Ольга раскрыла шкаф, схватила пачку нераскодированных метеосводок. Нужды в них в последнее время не было, и она наносила на синоптическую карту сведения лишь основных, опорных станций. Для точности же прогноза необходимы сообщения из многих районов.
Она работала лихорадочно, торопливо, хотя и понимала, что ее работа требует обстоятельности, кропотливости и сосредоточенного терпения. Но сдержать себя не могла. Самым страшным казалось не успеть. Кляня себя, Ольга часто отрывалась от дела и со страхом поглядывала на залив: не покажется ли «Кузбасс». Сейчас она этого не хотела: одна мысль о том, что опоздает, ничем не поможет Лухманову, чудилась жестоко оскорбительной, почти кощунственной. Почему же так мало сводок? Почему сократилось количество метеостанций в Арктике? Ах да, война… Германские корабли обстреливают и Новую Землю, и Землю Франца-Иосифа, и даже Диксон…

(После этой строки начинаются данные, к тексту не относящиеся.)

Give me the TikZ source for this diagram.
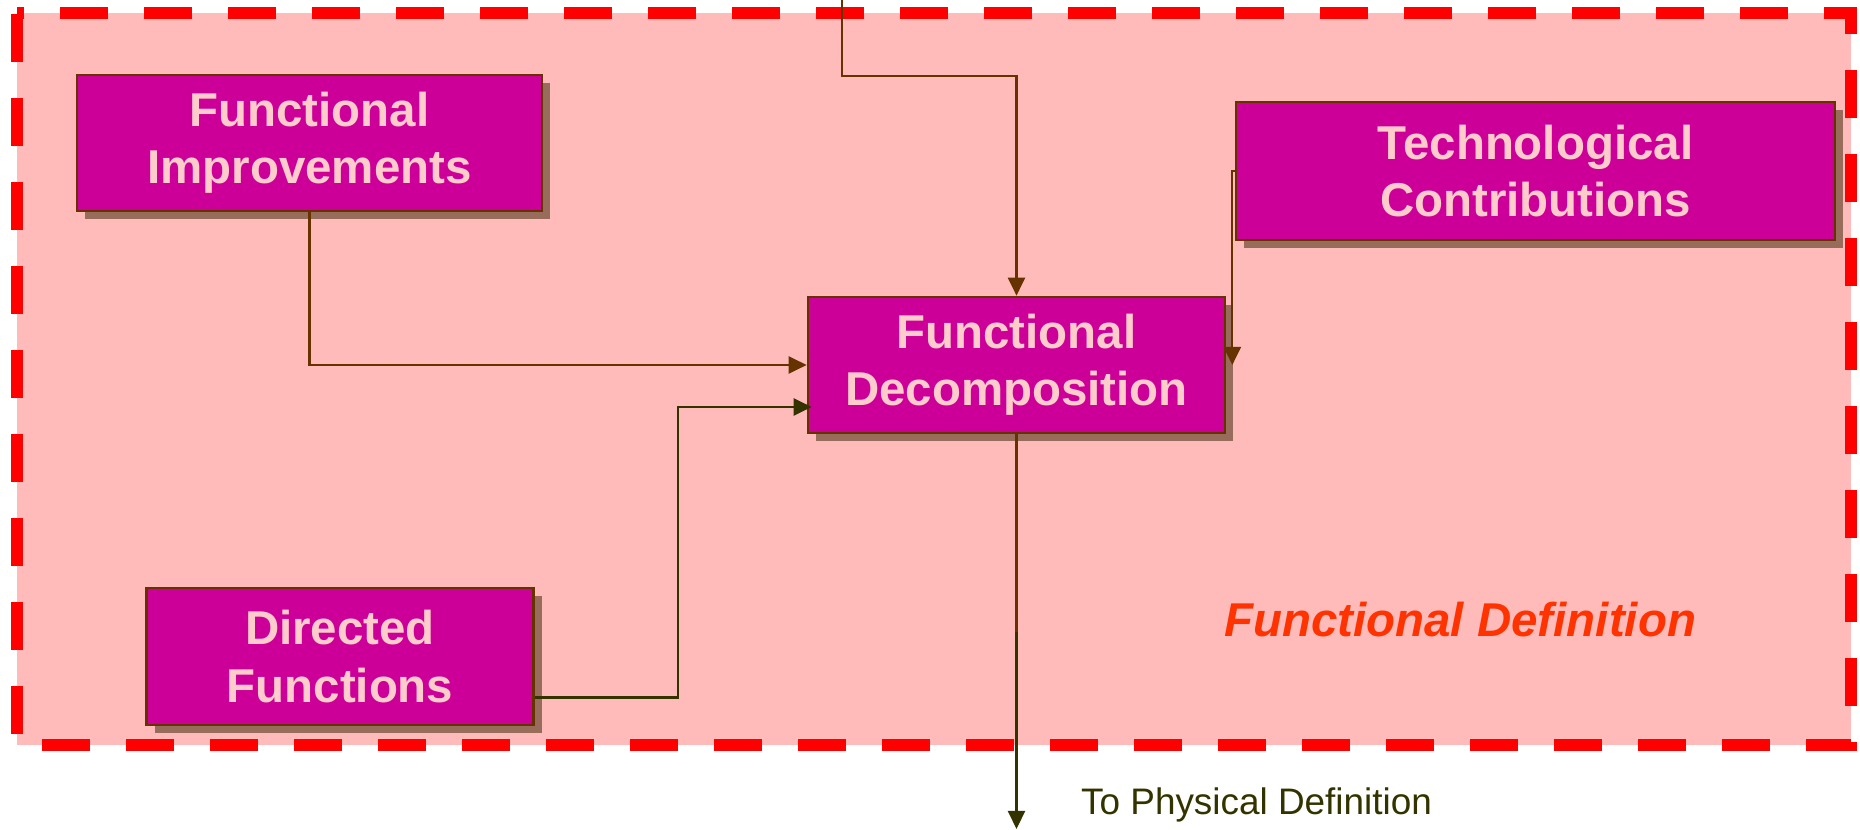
\documentclass[tikz,border=0pt]{standalone}
\usepackage{fontspec}
\setmainfont{Liberation Sans}
\usepackage{tikz}
\usetikzlibrary{arrows.meta,shadows}
\definecolor{bgpink}{RGB}{255,186,186}
\definecolor{boxmag}{RGB}{204,0,153}
\definecolor{boxedge}{RGB}{102,51,0}
\definecolor{boxtext}{RGB}{255,204,204}
\definecolor{shade}{RGB}{140,100,80}
\definecolor{olivedark}{RGB}{51,51,0}
\definecolor{deforange}{RGB}{255,51,0}
\tikzset{
         funcbox/.style=
          {
           draw=boxedge, line width=1.5pt, fill=boxmag,
           text=boxtext, font=\fontsize{27}{32.5}\selectfont\bfseries,
           align=center, inner sep=0pt, minimum height=2.72cm,
           drop shadow={shadow xshift=.16cm, shadow yshift=-.16cm, fill=shade, opacity=.9}
          },
         link/.style={draw=boxedge, line width=1.25pt},
         linkol/.style={draw=olivedark, line width=1.25pt},
         tip/.style={-{Triangle[length=.36cm,width=.34cm]}}
        }

\begin{document}
\begin{tikzpicture}
\useasboundingbox (0,0) rectangle (37.2,16.6);
%area of functional definition
\fill[bgpink](.34,1.70)rectangle(37.02,16.34);
\draw[red,line width=.24cm,dash pattern=on .96cm off .72cm,dash phase=.82cm]
  (.34,16.34)--(37.02,16.34)--(37.02,1.70)--(.34,1.70)--cycle;
%boxes
\node[funcbox,minimum width=9.30cm] (improv) at (6.19,13.74) {Functional\\Improvements};
\node[funcbox,minimum width=8.34cm] (decomp) at (20.33,9.30) {Functional\\Decomposition};
\node[funcbox,minimum width=11.98cm,minimum height=2.76cm] (techno) at (30.71,13.18) {Technological\\Contributions};
\node[funcbox,minimum width=7.74cm,minimum height=2.74cm] (directed) at (6.80,3.47) {Directed\\Functions};
%labels
\node[anchor=base west,text=deforange,font=\fontsize{27}{32}\selectfont\bfseries\itshape] (fdef) at (24.36,3.86) {Functional Definition};
\node[anchor=base west,text=olivedark,font=\fontsize{21}{25}\selectfont] (physdef) at (21.50,.30) {To Physical Definition};
%loose ends
\coordinate (intop) at (16.84,16.6);
\coordinate (split) at (20.33,3.96);
\coordinate (tophys) at (20.33,.02);
%connections
\draw[link,tip](intop)--++(0,-1.52)-|(decomp.north);
\draw[link,tip](improv.south)|-(decomp.west);
\draw[linkol,tip]([yshift=-.82cm]directed.east)--++(2.86,0)|-([xshift=.1cm,yshift=-.84cm]decomp.west);
\draw[link,tip](techno.west)-|([xshift=.12cm]decomp.east);
\draw[link](decomp.south)--(split);
\draw[linkol,tip](split)--(tophys);
\end{tikzpicture}
\end{document}
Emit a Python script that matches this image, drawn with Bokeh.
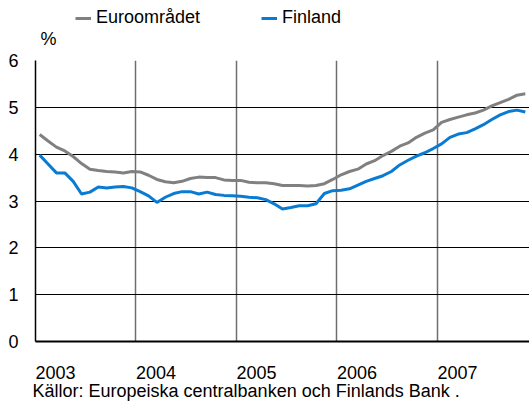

Когда синоптическая карта запестрела неуклюжими нагромождениями вокруг каждой метеостанции, Ольга озабоченно наморщила лоб. Кое-что прояснялось, и погода на ближайшие сутки представала совсем не такой, как хотелось. Погода — не для скрытного продвижения транспортов. «Где же вы, трижды проклятые туманы горла Белого моря? — почти заклинала она в сердцах. — Где же мрачные заполярные тучи, хранящие небо от самолетов? Почему июльские горизонты предвещают быть ясными, открытыми настежь не только для транспортов, но и для вражеских подводных лодок и кораблей?.. Неужели последние мили к родному берегу окажутся для судов более грозными и смертельными, нежели весь предыдущий путь? А может, ошиблась я где-нибудь? Хоть бы…»
Стояла хмурая, закусив губу, опять и опять вглядывалась в карту. Ошибок не находила. Может, даст бог, ошиблись синоптики или радисты? Вряд ли. В Арктике работают первоклассные специалисты, асы. Выходит, не помогла Лухманову, а накликала новую беду на него?
Стояла не шелохнувшись. А в карте виделась ей распахнутая даль океана, яркое солнце, что не заходило несколько месяцев, и устало бредущие суда, которых на каждой миле, за каждой волной подстерегала, быть может, затаившаяся гибель. И думать об этом было невыносимо страшно, и сил не хватало, чтоб думы эти прогнать и развеять.